— Start of DATA PROVIDED —

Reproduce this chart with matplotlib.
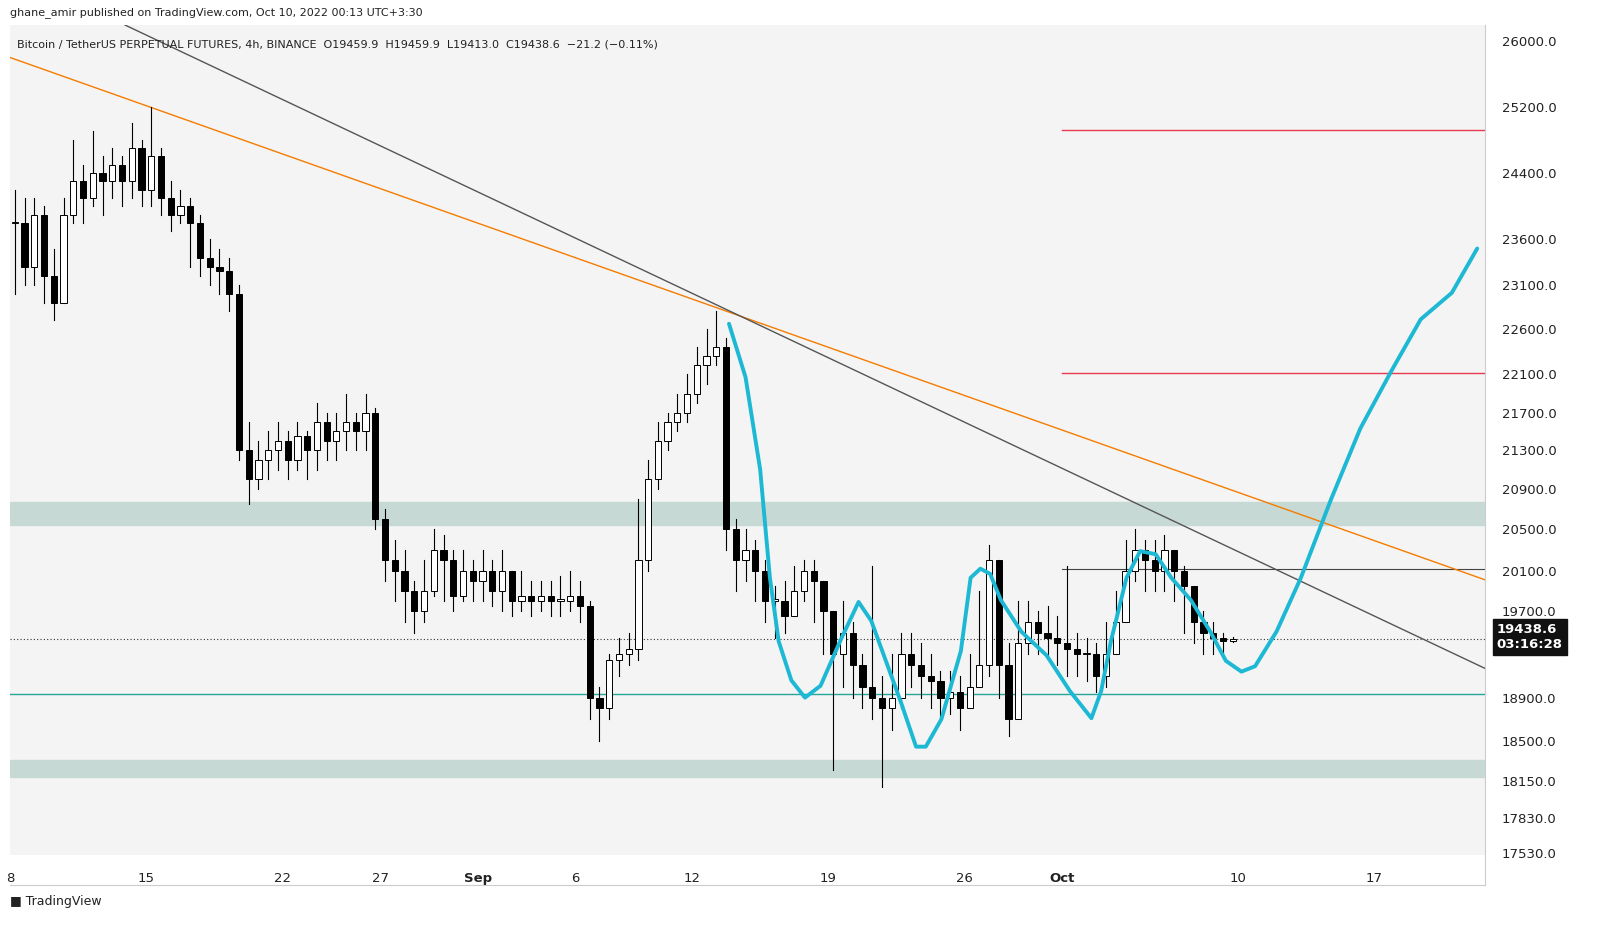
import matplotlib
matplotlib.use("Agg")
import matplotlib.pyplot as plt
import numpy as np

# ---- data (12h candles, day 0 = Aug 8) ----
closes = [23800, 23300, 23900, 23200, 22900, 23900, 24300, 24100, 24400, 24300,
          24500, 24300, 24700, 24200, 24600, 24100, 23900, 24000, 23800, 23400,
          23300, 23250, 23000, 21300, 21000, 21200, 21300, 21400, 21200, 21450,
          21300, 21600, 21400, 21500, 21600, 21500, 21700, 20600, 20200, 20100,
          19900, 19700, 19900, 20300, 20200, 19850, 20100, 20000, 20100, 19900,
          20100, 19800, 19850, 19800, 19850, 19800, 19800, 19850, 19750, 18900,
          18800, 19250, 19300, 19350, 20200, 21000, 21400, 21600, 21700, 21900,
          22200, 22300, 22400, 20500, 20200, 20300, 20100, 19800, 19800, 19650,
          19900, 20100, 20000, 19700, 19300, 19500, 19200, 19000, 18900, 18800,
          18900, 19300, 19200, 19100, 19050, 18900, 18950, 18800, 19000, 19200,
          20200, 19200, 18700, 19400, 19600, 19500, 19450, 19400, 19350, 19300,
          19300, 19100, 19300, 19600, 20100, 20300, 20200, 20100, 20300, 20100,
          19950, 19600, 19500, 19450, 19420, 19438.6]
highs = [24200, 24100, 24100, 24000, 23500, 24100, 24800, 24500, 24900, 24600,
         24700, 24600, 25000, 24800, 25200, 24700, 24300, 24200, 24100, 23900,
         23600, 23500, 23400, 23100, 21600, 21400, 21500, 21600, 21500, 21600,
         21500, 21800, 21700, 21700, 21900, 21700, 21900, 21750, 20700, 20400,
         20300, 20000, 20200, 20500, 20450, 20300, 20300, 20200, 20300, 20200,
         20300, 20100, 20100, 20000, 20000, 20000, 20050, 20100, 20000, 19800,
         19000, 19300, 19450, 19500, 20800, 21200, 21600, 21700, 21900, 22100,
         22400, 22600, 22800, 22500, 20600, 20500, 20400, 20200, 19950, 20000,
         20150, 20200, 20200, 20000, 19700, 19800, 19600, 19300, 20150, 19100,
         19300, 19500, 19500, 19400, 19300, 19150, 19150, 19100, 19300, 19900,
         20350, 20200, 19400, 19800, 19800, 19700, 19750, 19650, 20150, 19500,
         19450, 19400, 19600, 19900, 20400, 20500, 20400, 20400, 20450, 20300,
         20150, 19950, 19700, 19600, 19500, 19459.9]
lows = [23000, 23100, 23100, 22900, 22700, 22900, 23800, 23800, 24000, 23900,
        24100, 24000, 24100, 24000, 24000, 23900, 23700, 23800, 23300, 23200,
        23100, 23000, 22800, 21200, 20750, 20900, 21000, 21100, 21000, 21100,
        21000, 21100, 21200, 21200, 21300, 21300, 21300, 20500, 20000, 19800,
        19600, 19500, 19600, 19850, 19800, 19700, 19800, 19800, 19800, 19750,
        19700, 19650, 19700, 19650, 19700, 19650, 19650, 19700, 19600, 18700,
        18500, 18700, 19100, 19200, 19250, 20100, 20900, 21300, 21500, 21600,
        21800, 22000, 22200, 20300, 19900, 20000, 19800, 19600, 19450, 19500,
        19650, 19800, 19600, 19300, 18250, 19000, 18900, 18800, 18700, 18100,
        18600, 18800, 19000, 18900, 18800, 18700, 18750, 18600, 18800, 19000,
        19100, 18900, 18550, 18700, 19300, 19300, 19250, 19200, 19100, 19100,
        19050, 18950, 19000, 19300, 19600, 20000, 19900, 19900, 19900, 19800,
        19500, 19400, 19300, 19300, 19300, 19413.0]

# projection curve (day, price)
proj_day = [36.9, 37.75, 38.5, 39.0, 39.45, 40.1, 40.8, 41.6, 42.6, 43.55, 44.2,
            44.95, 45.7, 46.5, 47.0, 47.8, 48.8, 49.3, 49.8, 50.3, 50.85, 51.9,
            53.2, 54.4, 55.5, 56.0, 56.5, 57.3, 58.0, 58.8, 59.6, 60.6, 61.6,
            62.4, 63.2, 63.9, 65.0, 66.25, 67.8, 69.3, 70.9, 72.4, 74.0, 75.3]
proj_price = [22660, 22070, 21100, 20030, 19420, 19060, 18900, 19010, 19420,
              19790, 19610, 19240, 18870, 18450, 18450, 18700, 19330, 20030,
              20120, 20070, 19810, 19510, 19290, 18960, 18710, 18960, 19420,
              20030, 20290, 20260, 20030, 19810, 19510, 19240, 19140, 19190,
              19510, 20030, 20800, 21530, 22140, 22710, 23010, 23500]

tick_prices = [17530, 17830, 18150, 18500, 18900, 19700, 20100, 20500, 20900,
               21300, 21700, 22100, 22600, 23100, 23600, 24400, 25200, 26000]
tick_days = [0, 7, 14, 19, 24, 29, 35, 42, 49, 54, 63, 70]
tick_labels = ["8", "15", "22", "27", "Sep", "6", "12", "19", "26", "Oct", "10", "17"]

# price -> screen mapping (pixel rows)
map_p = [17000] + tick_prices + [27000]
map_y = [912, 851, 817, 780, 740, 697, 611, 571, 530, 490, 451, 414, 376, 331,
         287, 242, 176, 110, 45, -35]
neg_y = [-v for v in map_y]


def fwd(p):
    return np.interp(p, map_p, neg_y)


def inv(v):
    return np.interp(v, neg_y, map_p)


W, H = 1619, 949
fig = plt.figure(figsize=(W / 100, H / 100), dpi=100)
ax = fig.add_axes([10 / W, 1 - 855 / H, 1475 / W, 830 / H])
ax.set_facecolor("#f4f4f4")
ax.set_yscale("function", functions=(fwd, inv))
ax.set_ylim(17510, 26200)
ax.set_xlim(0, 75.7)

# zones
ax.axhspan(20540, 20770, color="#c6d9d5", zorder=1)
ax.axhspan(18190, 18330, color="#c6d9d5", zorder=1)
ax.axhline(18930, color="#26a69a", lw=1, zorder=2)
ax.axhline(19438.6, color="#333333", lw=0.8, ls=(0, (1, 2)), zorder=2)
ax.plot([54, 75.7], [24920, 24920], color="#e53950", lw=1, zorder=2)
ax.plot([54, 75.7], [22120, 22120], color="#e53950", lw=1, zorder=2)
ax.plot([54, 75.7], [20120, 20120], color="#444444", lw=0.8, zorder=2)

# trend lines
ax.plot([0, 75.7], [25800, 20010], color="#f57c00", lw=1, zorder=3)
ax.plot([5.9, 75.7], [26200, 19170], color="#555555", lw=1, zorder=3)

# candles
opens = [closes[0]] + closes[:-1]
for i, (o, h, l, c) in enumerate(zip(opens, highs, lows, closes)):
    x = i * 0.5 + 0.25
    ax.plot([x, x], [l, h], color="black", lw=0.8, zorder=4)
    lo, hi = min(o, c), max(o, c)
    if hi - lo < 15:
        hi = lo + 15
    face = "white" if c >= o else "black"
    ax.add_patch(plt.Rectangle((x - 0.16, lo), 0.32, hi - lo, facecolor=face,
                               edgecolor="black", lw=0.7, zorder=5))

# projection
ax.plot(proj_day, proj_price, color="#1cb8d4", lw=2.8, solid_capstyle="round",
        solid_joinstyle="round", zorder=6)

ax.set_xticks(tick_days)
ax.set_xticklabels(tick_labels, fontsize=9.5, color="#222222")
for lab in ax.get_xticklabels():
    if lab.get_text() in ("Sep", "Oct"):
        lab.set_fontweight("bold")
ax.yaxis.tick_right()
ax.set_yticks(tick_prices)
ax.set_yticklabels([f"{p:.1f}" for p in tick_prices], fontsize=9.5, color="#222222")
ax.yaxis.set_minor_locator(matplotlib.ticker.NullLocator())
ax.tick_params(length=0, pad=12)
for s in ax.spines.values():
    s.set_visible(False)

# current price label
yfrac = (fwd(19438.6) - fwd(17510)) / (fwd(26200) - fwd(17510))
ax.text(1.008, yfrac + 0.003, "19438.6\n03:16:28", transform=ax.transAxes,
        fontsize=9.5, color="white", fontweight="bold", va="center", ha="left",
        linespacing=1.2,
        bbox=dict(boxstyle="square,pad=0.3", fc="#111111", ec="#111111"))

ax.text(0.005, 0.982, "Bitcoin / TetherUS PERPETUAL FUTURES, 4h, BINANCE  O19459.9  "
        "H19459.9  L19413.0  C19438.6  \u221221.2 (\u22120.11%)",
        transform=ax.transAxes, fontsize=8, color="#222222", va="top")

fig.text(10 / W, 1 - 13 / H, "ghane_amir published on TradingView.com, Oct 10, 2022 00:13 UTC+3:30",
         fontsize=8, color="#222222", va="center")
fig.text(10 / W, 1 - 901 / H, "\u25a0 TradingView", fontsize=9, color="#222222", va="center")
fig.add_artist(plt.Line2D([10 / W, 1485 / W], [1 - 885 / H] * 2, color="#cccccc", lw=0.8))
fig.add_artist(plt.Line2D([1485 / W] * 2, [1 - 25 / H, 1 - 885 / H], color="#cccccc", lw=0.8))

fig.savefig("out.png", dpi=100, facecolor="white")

— End of DATA PROVIDED —
— Start of DATA PROVIDED —

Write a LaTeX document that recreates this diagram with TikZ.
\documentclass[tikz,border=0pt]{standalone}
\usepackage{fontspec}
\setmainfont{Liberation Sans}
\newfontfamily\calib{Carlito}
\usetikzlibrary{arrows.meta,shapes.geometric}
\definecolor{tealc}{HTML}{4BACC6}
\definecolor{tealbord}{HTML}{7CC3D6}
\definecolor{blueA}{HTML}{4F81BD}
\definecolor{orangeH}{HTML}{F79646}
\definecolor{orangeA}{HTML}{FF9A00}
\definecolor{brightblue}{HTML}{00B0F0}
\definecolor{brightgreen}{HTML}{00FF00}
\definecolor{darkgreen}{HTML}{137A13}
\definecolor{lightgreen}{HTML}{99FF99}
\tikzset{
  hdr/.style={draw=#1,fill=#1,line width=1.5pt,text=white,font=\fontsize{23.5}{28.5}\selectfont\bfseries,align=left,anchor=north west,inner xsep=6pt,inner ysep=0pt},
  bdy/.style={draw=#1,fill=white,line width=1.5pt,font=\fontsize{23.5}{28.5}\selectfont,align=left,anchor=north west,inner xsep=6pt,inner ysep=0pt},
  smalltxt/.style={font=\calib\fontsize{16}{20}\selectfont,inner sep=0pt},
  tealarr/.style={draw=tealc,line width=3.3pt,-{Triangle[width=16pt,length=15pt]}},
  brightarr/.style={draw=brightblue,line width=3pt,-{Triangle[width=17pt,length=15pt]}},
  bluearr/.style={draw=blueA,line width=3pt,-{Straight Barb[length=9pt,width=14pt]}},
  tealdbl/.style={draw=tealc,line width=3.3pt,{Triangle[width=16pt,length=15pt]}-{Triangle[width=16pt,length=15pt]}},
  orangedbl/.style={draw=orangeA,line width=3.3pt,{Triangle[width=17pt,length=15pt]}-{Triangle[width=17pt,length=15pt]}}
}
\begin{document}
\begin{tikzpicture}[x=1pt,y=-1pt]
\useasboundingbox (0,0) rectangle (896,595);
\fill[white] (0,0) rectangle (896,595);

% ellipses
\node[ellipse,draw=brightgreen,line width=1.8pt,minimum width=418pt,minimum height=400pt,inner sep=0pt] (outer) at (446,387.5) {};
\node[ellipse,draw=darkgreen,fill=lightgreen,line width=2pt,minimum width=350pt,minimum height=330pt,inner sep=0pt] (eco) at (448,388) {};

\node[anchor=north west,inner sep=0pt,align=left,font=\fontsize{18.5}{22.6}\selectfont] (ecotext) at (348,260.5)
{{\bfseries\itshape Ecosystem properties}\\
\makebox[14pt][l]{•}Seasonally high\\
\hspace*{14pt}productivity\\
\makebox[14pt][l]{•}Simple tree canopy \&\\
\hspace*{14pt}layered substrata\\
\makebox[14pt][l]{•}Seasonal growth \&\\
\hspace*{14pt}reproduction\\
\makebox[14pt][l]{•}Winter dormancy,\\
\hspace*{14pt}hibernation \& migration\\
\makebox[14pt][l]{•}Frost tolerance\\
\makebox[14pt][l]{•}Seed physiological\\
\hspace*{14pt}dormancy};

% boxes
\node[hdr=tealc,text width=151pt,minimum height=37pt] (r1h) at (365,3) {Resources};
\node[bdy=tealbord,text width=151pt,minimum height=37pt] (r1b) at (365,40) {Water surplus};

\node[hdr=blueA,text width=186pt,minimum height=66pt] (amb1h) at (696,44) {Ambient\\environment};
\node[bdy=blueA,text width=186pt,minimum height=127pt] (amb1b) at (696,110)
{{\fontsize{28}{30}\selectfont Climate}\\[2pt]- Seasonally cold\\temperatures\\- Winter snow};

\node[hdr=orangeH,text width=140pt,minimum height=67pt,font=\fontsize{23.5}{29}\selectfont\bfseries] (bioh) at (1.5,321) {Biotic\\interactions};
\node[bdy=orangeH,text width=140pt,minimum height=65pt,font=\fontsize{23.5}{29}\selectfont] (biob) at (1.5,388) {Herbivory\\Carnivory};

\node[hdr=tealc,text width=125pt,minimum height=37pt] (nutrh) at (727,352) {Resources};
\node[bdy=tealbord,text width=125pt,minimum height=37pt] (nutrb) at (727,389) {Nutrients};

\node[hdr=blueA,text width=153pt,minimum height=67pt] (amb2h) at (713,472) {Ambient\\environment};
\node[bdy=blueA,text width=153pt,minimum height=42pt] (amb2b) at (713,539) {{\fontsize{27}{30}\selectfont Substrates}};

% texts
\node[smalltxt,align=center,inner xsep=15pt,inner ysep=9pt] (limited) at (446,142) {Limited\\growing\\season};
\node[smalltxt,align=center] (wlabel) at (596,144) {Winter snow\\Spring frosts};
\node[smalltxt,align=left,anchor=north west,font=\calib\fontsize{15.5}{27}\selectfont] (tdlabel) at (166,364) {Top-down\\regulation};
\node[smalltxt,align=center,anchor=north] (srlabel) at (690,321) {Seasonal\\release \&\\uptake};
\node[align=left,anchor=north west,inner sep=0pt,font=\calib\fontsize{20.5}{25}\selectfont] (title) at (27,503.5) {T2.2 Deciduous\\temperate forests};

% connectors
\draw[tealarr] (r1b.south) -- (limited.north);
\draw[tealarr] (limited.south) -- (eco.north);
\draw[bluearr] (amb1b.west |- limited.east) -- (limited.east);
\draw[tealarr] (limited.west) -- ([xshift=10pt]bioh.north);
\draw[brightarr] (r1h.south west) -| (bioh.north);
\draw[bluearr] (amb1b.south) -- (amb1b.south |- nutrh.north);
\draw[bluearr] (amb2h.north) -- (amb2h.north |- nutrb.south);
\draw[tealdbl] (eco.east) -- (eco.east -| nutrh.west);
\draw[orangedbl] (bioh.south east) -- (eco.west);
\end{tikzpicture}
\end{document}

— End of DATA PROVIDED —

■ TASK DESCRIPTION ■
Scan the listing above and identify each line holding the string "with"; copy every such line.

■ ANSWER FOR THE TASK ■
Reproduce this chart with matplotlib.
Write a LaTeX document that recreates this diagram with TikZ.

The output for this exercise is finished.